Dataset entries
— START —

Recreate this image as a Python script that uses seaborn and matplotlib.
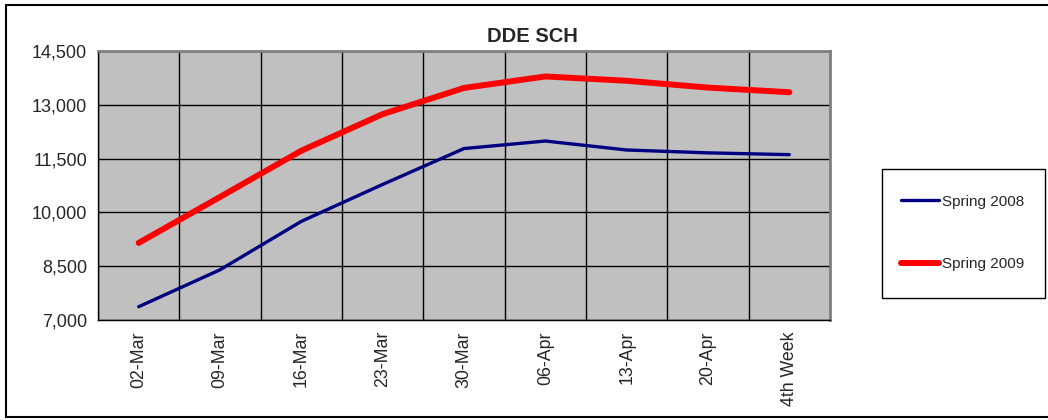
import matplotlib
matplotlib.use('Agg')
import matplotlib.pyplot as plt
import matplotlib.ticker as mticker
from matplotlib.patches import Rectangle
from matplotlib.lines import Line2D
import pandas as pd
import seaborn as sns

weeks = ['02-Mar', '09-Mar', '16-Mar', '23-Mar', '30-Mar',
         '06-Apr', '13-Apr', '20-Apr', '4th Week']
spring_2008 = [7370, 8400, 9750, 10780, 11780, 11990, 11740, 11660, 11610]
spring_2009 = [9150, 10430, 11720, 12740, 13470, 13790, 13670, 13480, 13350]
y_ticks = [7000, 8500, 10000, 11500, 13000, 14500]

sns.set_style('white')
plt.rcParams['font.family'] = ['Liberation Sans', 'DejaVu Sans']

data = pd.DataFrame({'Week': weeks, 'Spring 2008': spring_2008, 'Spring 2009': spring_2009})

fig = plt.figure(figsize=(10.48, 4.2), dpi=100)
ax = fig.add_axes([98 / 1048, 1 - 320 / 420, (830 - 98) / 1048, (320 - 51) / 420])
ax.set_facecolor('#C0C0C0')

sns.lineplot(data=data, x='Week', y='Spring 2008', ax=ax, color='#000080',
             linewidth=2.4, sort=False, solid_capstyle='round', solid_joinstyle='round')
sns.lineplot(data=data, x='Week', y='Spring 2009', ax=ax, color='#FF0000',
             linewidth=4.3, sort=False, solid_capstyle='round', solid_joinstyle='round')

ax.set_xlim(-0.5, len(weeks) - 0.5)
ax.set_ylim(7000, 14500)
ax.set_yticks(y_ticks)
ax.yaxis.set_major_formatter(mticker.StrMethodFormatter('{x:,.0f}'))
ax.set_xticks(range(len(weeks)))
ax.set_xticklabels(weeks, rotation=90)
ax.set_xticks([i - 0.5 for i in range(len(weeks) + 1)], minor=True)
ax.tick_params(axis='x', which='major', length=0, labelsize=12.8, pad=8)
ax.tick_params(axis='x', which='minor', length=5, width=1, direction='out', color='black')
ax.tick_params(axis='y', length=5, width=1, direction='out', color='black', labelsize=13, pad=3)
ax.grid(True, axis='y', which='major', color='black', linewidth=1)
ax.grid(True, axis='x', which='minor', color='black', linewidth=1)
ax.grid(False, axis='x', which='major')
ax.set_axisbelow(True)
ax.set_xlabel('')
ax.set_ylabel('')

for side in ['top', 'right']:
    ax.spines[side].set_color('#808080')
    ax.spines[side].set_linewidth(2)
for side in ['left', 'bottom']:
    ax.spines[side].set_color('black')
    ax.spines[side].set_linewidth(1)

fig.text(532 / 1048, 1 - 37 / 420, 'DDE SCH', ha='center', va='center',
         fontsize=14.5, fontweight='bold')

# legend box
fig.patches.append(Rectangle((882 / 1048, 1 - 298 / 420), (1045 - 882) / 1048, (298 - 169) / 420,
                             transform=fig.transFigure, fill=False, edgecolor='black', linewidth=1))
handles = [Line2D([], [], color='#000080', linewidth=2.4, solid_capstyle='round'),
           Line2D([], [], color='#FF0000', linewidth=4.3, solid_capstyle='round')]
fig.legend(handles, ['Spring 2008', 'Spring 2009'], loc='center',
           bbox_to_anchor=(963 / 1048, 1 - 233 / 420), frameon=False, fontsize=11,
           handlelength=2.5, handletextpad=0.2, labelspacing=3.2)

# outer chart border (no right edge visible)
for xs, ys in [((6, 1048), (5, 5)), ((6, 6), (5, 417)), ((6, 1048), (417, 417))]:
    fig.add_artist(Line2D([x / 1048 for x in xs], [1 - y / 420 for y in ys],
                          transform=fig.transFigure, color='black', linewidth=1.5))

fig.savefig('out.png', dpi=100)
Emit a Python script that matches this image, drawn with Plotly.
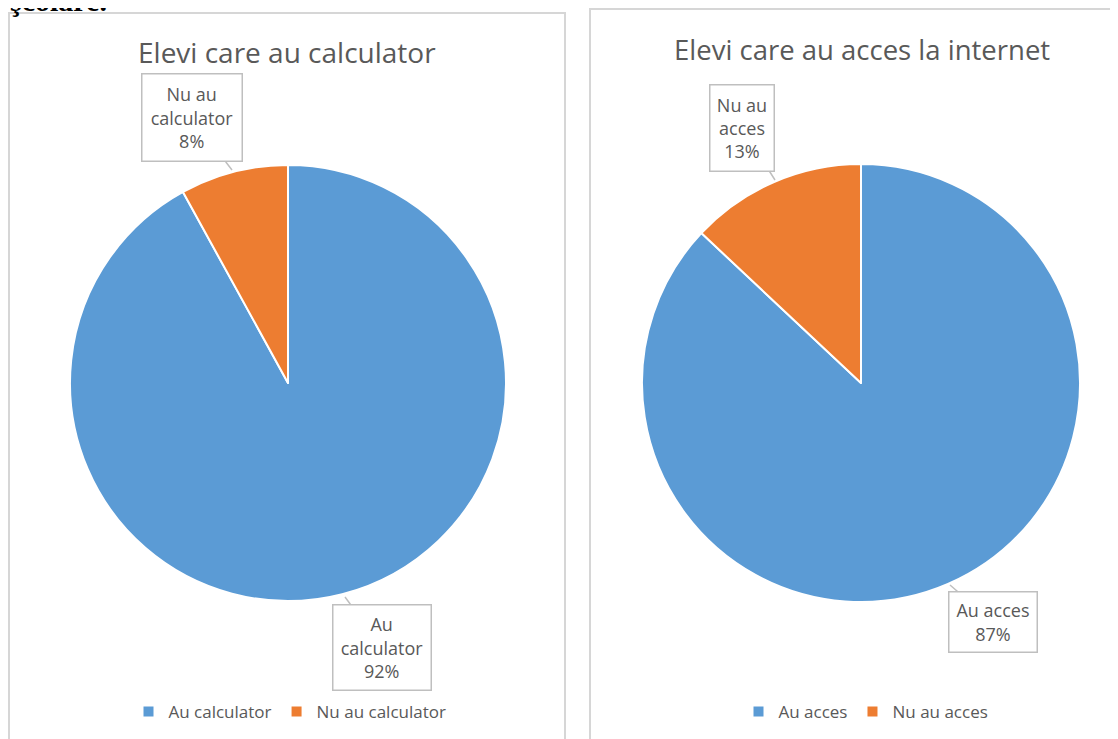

— END —

• TASK PROMPT
The required output is the exact run of lines from the start of the records through the line containing "y_ticks = [7000, 8500, 10000, 11500, 13000, 14500]", both ends included, with no pictures.

• TASK ANSWER
Recreate this image as a Python script that uses seaborn and matplotlib.
import matplotlib
matplotlib.use('Agg')
import matplotlib.pyplot as plt
import matplotlib.ticker as mticker
from matplotlib.patches import Rectangle
from matplotlib.lines import Line2D
import pandas as pd
import seaborn as sns

weeks = ['02-Mar', '09-Mar', '16-Mar', '23-Mar', '30-Mar',
         '06-Apr', '13-Apr', '20-Apr', '4th Week']
spring_2008 = [7370, 8400, 9750, 10780, 11780, 11990, 11740, 11660, 11610]
spring_2009 = [9150, 10430, 11720, 12740, 13470, 13790, 13670, 13480, 13350]
y_ticks = [7000, 8500, 10000, 11500, 13000, 14500]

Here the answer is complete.